● **Data shown**:
* BEGIN *

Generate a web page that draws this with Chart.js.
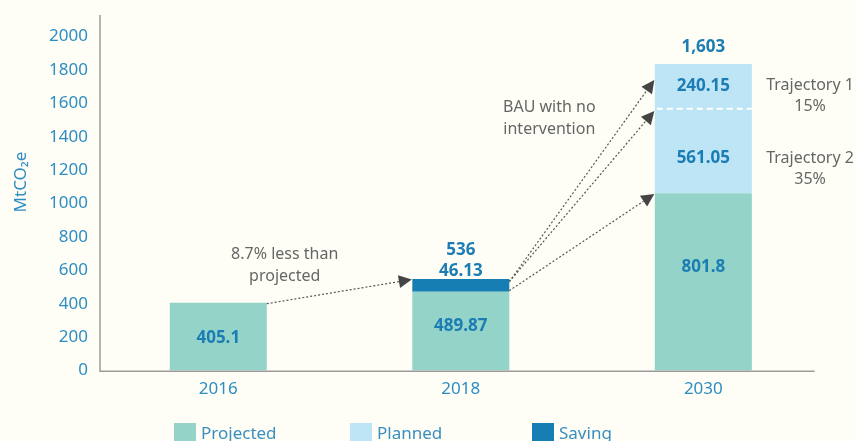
<!DOCTYPE html>
<html>
<head>
<meta charset="utf-8">
<script src="https://cdn.jsdelivr.net/npm/chart.js@4/dist/chart.umd.min.js"></script>
<style>
  html, body { margin: 0; padding: 0; background: #fefef6; overflow: hidden; }
  #chart { display: block; }
</style>
</head>
<body>
<canvas id="chart" width="856" height="441"></canvas>
<script>
// data (bar heights as drawn, labels as printed)
const years = ["2016", "2018", "2030"];
const projected = [406, 472, 1061];
const planned = [0, 0, 774];
const saving = [0, 76, 0];

const projectedLabels = ["405.1", "489.87", "801.8"];
const plannedLabels = ["", "", "561.05"];
const trajectoryLabels = ["", "", "240.15"];
const savingLabels = ["", "46.13", ""];
const totalLabels = ["", "536", "1,603"];

const yTicks = [0, 200, 400, 600, 800, 1000, 1200, 1400, 1600, 1800, 2000];
const trajectorySplit = 1568; // dashed line inside the 2030 planned bar

const FONT = "'Noto Sans', 'DejaVu Sans', sans-serif";
const TICK_COLOR = "#2e8dc3";
const LABEL_COLOR = "#1b7db4";
const NOTE_COLOR = "#666666";

const ctx = document.getElementById("chart");

// where the printed numbers sit (y in data units)
const labelAnchors = {
  projected: [193, 266, 618],
  planned: [0, 0, 1271],
  trajectory: [0, 0, 1704],
  saving: [0, 592, 0],
  total: [0, 722, 1935]
};

// arrows: from bar (right edge) at value -> bar (left edge) at value
const arrows = [
  { from: [0, 400], to: [1, 545] },
  { from: [1, 532], to: [2, 1740] },
  { from: [1, 532], to: [2, 1554] },
  { from: [1, 478], to: [2, 1057] }
];

// grey notes: x as category position, y of first line in data units
const notes = [
  { at: 0.274, y: 695, lines: ["8.7% less than", "projected"] },
  { at: 1.365, y: 1574, lines: ["BAU with no", "intervention"] },
  { at: 2.44, y: 1710, lines: ["Trajectory 1", "15%"] },
  { at: 2.44, y: 1271, lines: ["Trajectory 2", "35%"] }
];

function drawArrow(c, x1, y1, x2, y2) {
  const ang = Math.atan2(y2 - y1, x2 - x1);
  const len = 13, half = 6.5;
  const bx = x2 - Math.cos(ang) * len, by = y2 - Math.sin(ang) * len;
  c.save();
  c.strokeStyle = "#555";
  c.lineWidth = 1.2;
  c.setLineDash([2, 2]);
  c.beginPath();
  c.moveTo(x1, y1);
  c.lineTo(bx, by);
  c.stroke();
  c.setLineDash([]);
  c.fillStyle = "#444";
  c.beginPath();
  c.moveTo(x2, y2);
  c.lineTo(bx + Math.sin(ang) * half, by - Math.cos(ang) * half);
  c.lineTo(bx - Math.sin(ang) * half, by + Math.cos(ang) * half);
  c.closePath();
  c.fill();
  c.restore();
}

const extras = {
  id: "extras",
  afterDatasetsDraw(chart) {
    const c = chart.ctx;
    const area = chart.chartArea;
    const x = chart.scales.x, y = chart.scales.y;
    const bars = chart.getDatasetMeta(0).data;
    const step = x.getPixelForValue(1) - x.getPixelForValue(0);
    const px = (i) => x.getPixelForValue(0) + i * step;

    // axis lines
    c.save();
    c.strokeStyle = "#9a9a9a";
    c.lineWidth = 1.5;
    c.beginPath();
    c.moveTo(area.left + 3, area.top);
    c.lineTo(area.left + 3, area.bottom + 0.75);
    c.lineTo(area.right - 10, area.bottom + 0.75);
    c.stroke();
    c.restore();

    // dashed split in the 2030 planned bar
    const b2 = bars[2];
    c.save();
    c.strokeStyle = "#ffffff";
    c.lineWidth = 2;
    c.setLineDash([6, 4]);
    c.beginPath();
    const ys = y.getPixelForValue(trajectorySplit);
    c.moveTo(b2.x - b2.width / 2 + 2, ys);
    c.lineTo(b2.x + b2.width / 2, ys);
    c.stroke();
    c.restore();

    // numbers
    c.save();
    c.font = "bold 17px " + FONT;
    c.fillStyle = LABEL_COLOR;
    c.textAlign = "center";
    c.textBaseline = "middle";
    const sets = [
      [projectedLabels, labelAnchors.projected],
      [plannedLabels, labelAnchors.planned],
      [trajectoryLabels, labelAnchors.trajectory],
      [savingLabels, labelAnchors.saving],
      [totalLabels, labelAnchors.total]
    ];
    sets.forEach(([txt, pos]) => {
      txt.forEach((t, i) => {
        if (t) c.fillText(t, bars[i].x, y.getPixelForValue(pos[i]));
      });
    });
    c.restore();

    // notes
    c.save();
    c.font = "16px " + FONT;
    c.fillStyle = NOTE_COLOR;
    c.textAlign = "center";
    c.textBaseline = "middle";
    notes.forEach(n => {
      n.lines.forEach((l, k) => c.fillText(l, px(n.at), y.getPixelForValue(n.y) + k * 21.5));
    });
    c.restore();

    // arrows
    arrows.forEach(a => {
      const s = bars[a.from[0]], e = bars[a.to[0]];
      drawArrow(c,
        s.x + s.width / 2, y.getPixelForValue(a.from[1]),
        e.x - e.width / 2 - 0.5, y.getPixelForValue(a.to[1]));
    });

    // y title
    c.save();
    c.translate(21, 182);
    c.rotate(-Math.PI / 2);
    c.font = "17px " + FONT;
    c.fillStyle = TICK_COLOR;
    c.textAlign = "center";
    c.textBaseline = "middle";
    c.fillText("MtCO\u2082e", 0, 0);
    c.restore();

    // legend
    const legendX = [174, 350, 532];
    c.save();
    c.font = "17px " + FONT;
    c.textBaseline = "alphabetic";
    chart.data.datasets.forEach((ds, i) => {
      c.fillStyle = ds.backgroundColor;
      c.fillRect(legendX[i], 423, 22, 22);
      c.fillStyle = "#3a8fc0";
      c.fillText(ds.label, legendX[i] + 27, 439);
    });
    c.restore();
  }
};

new Chart(ctx, {
  type: "bar",
  data: {
    labels: years,
    datasets: [
      { label: "Projected", data: projected, backgroundColor: "#94d3c8" },
      { label: "Planned", data: planned, backgroundColor: "#bde5f5" },
      { label: "Saving", data: saving, backgroundColor: "#167eb2" }
    ]
  },
  options: {
    responsive: false,
    animation: false,
    devicePixelRatio: 1,
    layout: { padding: { left: 0, right: 31.4, top: 15, bottom: 0 } },
    datasets: { bar: { barPercentage: 0.4, categoryPercentage: 1 } },
    plugins: { legend: { display: false }, tooltip: { enabled: false } },
    scales: {
      x: {
        stacked: true,
        grid: { display: false, drawTicks: false },
        border: { display: false },
        ticks: { color: TICK_COLOR, font: { family: FONT, size: 17 }, padding: 8 },
        afterFit: s => { s.height = 70.5; s.paddingLeft = 0; s.paddingRight = 0; }
      },
      y: {
        stacked: true,
        min: 0,
        max: 2129,
        grid: { display: false, drawTicks: false },
        border: { display: false },
        ticks: {
          color: TICK_COLOR, font: { family: FONT, size: 17 }, padding: 9,
          callback: v => String(v)
        },
        afterBuildTicks: s => { s.ticks = yTicks.map(v => ({ value: v })); },
        afterFit: s => { s.width = 97; s.paddingTop = 0; s.paddingBottom = 0; }
      }
    }
  },
  plugins: [extras]
});
</script>
</body>
</html>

* END *

● **Stated goal**:
Return the number of lines that include the word "with", and nothing else.

● **Output of the task**:
2